Wells Fargo Attacking Home Ownership

wells-fargo-fraudNew Orleans In the depths of the Great Recession it is still shocking to see how oblivious and irresponsible Wells Fargo manages to be every time we turn our heads they seem to be competing with Bank of America for which bank has been most irresponsible in this mess.  Now we see that part of their plan for the future of home ownership is that working families should be renters so that homes are only owned by the upper middle class and beyond.  According to today’s Wall Street Journal, Wells Fargo is campaigning for a federal regulation that would mandate a 30% down payment as the new Dodd-Frank standard for private mortgages without risk retention.

In their “defense” the article quotes Wells Fargo, which is currently originating 25% of new mortgages nationally, saying essentially, “hey what’s the problem?” because they are currently writing 50% of their mortgages with 30% down payments.  My point exactly!  Wells Fargo clearly only wants half of these customers to really own homes.

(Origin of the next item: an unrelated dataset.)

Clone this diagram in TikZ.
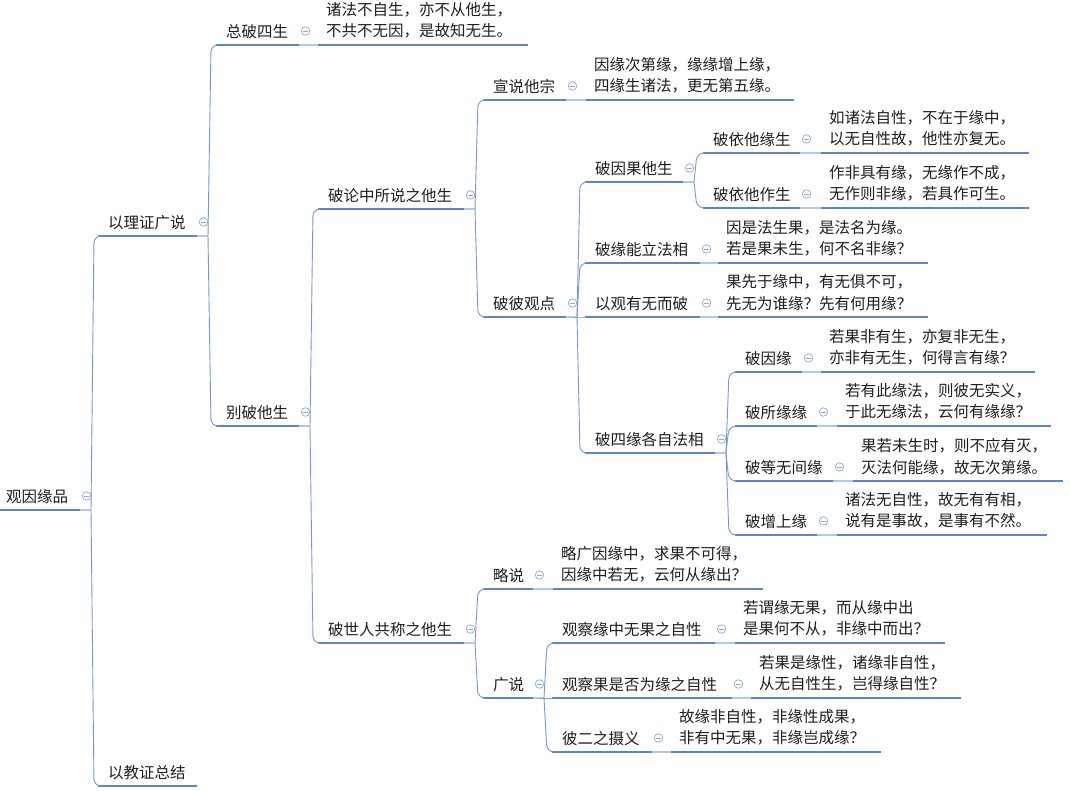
\documentclass[tikz,border=0pt]{standalone}
\usepackage{fontspec}
\setmainfont{Noto Sans CJK SC}
\usetikzlibrary{calc}
\definecolor{ulc}{HTML}{5B87C6}
\definecolor{lightc}{HTML}{B3C9E8}
\definecolor{brc}{HTML}{7399D0}
\definecolor{iconc}{HTML}{8FA9D4}
\definecolor{txtc}{HTML}{1E1E1E}
\newcommand\mmfont{\fontsize{15.5}{21.5}\selectfont}
% topic: name, x1, x2, y, text
\newcommand\mmtopic[5]{%
  \coordinate (#1-l) at (#2,#4);
  \coordinate (#1-r) at (#3,#4);
  \node[topic] (#1) at ({#2+10},{#4-8}) {#5};
  \draw[ul] (#1-l) -- (#1-r);
}
% icon + junction for a topic with children
\newcommand\mmicon[1]{%
  \node[mmic] (#1-i) at ($(#1-r)+(6.5,-14)$) {};
  \coordinate (#1-j) at ($(#1-r)+(11,0)$);
}
% leaf: name, x1, x2, y, line1, line2
\newcommand\mmleaf[6]{%
  \coordinate (#1-l) at (#2,#4);
  \coordinate (#1-r) at (#3,#4);
  \node[leaf] (#1) at ({#2+8},{#4-24.5}) {#5\\#6};
  \draw[ul] (#1-l) -- (#1-r);
}
% bracket link from parent junction to child underline start
\newcommand\mmlink[2]{%
  \draw[br] (#1-j) -- ($(#1-j |- #2-l)+(3,0)$) -- (#2-l);
}
\begin{document}
\begin{tikzpicture}[x=1pt,y=-1pt,
  topic/.style={anchor=base west, inner sep=0pt, font=\mmfont, text=txtc},
  leaf/.style={anchor=west, align=left, inner sep=0pt, font=\mmfont, text=txtc},
  ul/.style={draw=ulc, line width=2.2pt},
  light/.style={draw=lightc, line width=2pt},
  br/.style={draw=brc, line width=0.9pt, rounded corners=7pt},
  mmic/.style={circle, draw=iconc, line width=0.7pt, minimum size=8.5pt, inner sep=0pt,
    path picture={\draw[iconc, line width=0.7pt] ([xshift=-2.2pt]path picture bounding box.center) -- ([xshift=2.2pt]path picture bounding box.center);}}
]
\useasboundingbox (0,0) rectangle (1070,790);

% root
\mmtopic{R}{-4}{80}{510}{观因缘品}
\mmicon{R}
\draw[light] (R-r) -- (R-j);

% level 1
\mmtopic{A}{98}{197}{236}{以理证广说}
\mmicon{A}
\draw[light] (A-r) -- (A-j);
\mmtopic{B}{98}{197}{786}{以教证总结}
\mmlink{R}{A}
\mmlink{R}{B}

% level 2
\mmtopic{A1}{216}{299}{45}{总破四生}
\mmicon{A1}
\mmleaf{A1L}{318}{528}{45}{诸法不自生，亦不从他生，}{不共不无因，是故知无生。}
\draw[light] (A1-r) -- (A1L-l);
\mmtopic{A2}{216}{299}{426}{别破他生}
\mmicon{A2}
\draw[light] (A2-r) -- (A2-j);
\mmlink{A}{A1}
\mmlink{A}{A2}

% level 3
\mmtopic{C1}{318}{464}{209}{破论中所说之他生}
\mmicon{C1}
\draw[light] (C1-r) -- (C1-j);
\mmtopic{C2}{318}{464}{643}{破世人共称之他生}
\mmicon{C2}
\draw[light] (C2-r) -- (C2-j);
\mmlink{A2}{C1}
\mmlink{A2}{C2}

% children of C1
\mmtopic{D1}{483}{566}{100}{宣说他宗}
\mmicon{D1}
\mmleaf{D1L}{586}{794}{100}{因缘次第缘，缘缘增上缘，}{四缘生诸法，更无第五缘。}
\draw[light] (D1-r) -- (D1L-l);
\mmtopic{D2}{483}{566}{317}{破彼观点}
\mmicon{D2}
\draw[light] (D2-r) -- (D2-j);
\mmlink{C1}{D1}
\mmlink{C1}{D2}

% children of D2
\mmtopic{E1}{585}{683}{182}{破因果他生}
\mmicon{E1}
\draw[light] (E1-r) -- (E1-j);
\mmtopic{E2}{585}{700}{263}{破缘能立法相}
\mmicon{E2}
\mmleaf{E2L}{718}{928}{263}{因是法生果，是法名为缘。}{若是果未生，何不名非缘？}
\draw[light] (E2-r) -- (E2L-l);
\mmtopic{E3}{585}{700}{317}{以观有无而破}
\mmicon{E3}
\mmleaf{E3L}{718}{928}{317}{果先于缘中，有无俱不可，}{先无为谁缘？先有何用缘？}
\draw[light] (E3-r) -- (E3L-l);
\mmtopic{E4}{585}{715}{453}{破四缘各自法相}
\mmicon{E4}
\draw[light] (E4-r) -- (E4-j);
\mmlink{D2}{E1}
\mmlink{D2}{E2}
\mmlink{D2}{E3}
\mmlink{D2}{E4}

% children of E1
\mmtopic{F1}{703}{800}{153}{破依他缘生}
\mmicon{F1}
\mmleaf{F1L}{821}{1029}{153}{如诸法自性，不在于缘中，}{以无自性故，他性亦复无。}
\draw[light] (F1-r) -- (F1L-l);
\mmtopic{F2}{703}{800}{208}{破依他作生}
\mmicon{F2}
\mmleaf{F2L}{821}{1029}{208}{作非具有缘，无缘作不成，}{无作则非缘，若具作可生。}
\draw[light] (F2-r) -- (F2L-l);
\mmlink{E1}{F1}
\mmlink{E1}{F2}

% children of E4
\mmtopic{G1}{735}{802}{372}{破因缘}
\mmicon{G1}
\mmleaf{G1L}{821}{1035}{372}{若果非有生，亦复非无生，}{亦非有无生，何得言有缘？}
\draw[light] (G1-r) -- (G1L-l);
\mmtopic{G2}{735}{817}{426}{破所缘缘}
\mmicon{G2}
\mmleaf{G2L}{837}{1051}{426}{若有此缘法，则彼无实义，}{于此无缘法，云何有缘缘？}
\draw[light] (G2-r) -- (G2L-l);
\mmtopic{G3}{735}{833}{481}{破等无间缘}
\mmicon{G3}
\mmleaf{G3L}{853}{1063}{481}{果若未生时，则不应有灭，}{灭法何能缘，故无次第缘。}
\draw[light] (G3-r) -- (G3L-l);
\mmtopic{G4}{735}{817}{535}{破增上缘}
\mmicon{G4}
\mmleaf{G4L}{837}{1047}{535}{诸法无自性，故无有有相，}{说有是事故，是事有不然。}
\draw[light] (G4-r) -- (G4L-l);
\mmlink{E4}{G1}
\mmlink{E4}{G2}
\mmlink{E4}{G3}
\mmlink{E4}{G4}

% children of C2
\mmtopic{H1}{483}{533}{589}{略说}
\mmicon{H1}
\mmleaf{H1L}{553}{763}{589}{略广因缘中，求果不可得，}{因缘中若无，云何从缘出？}
\draw[light] (H1-r) -- (H1L-l);
\mmtopic{H2}{483}{533}{698}{广说}
\mmicon{H2}
\draw[light] (H2-r) -- (H2-j);
\mmlink{C2}{H1}
\mmlink{C2}{H2}

% children of H2
\mmtopic{I1}{552}{715}{643}{观察缘中无果之自性}
\mmicon{I1}
\mmleaf{I1L}{735}{945}{643}{若谓缘无果，而从缘中出}{是果何不从，非缘中而出？}
\draw[light] (I1-r) -- (I1L-l);
\mmtopic{I2}{552}{732}{698}{观察果是否为缘之自性}
\mmicon{I2}
\mmleaf{I2L}{751}{961}{698}{若果是缘性，诸缘非自性，}{从无自性生，岂得缘自性？}
\draw[light] (I2-r) -- (I2L-l);
\mmtopic{I3}{552}{652}{752}{彼二之摄义}
\mmicon{I3}
\mmleaf{I3L}{671}{881}{752}{故缘非自性，非缘性成果，}{非有中无果，非缘岂成缘？}
\draw[light] (I3-r) -- (I3L-l);
\mmlink{H2}{I1}
\mmlink{H2}{I2}
\mmlink{H2}{I3}
\end{tikzpicture}
\end{document}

What is really at stake is what the bill refers to as “risk retention,” which is a needed hedge against the increasingly blind securitization pools of mortgages.  Below a certain standard, 30% for Wells and less for many others, the bank would have to retain 5% of the mortgage as part of their own portfolio forcing them to stop simply passing on all risk for the loans after collecting their “$200 at go.”

For the next generation of wannabe homeowners the only way to avoid the squeeze would be a mortgage through the Federal Housing Administration (FHA) where down payments can be as low as 3.5%.  Reportedly some other banking institutions are taking the position that if Wells Fargo’s position was to prevail too many mortgages and therefore too much risk will move to the government from the private sector.

Frankly, I’m OK with that, especially since the evidence from the bailouts is that the real risk ends up with the government anyway.  If we eliminated the blanket interest rate deduction, the government could afford a much great role in housing for homeowners, renters, and others.  But, since politically my position is unlikely to succeed currently, then Wells Fargo is wrong and we need more folks writing mortgages for working families, too, not just the better to do.

We need a real housing policy in America!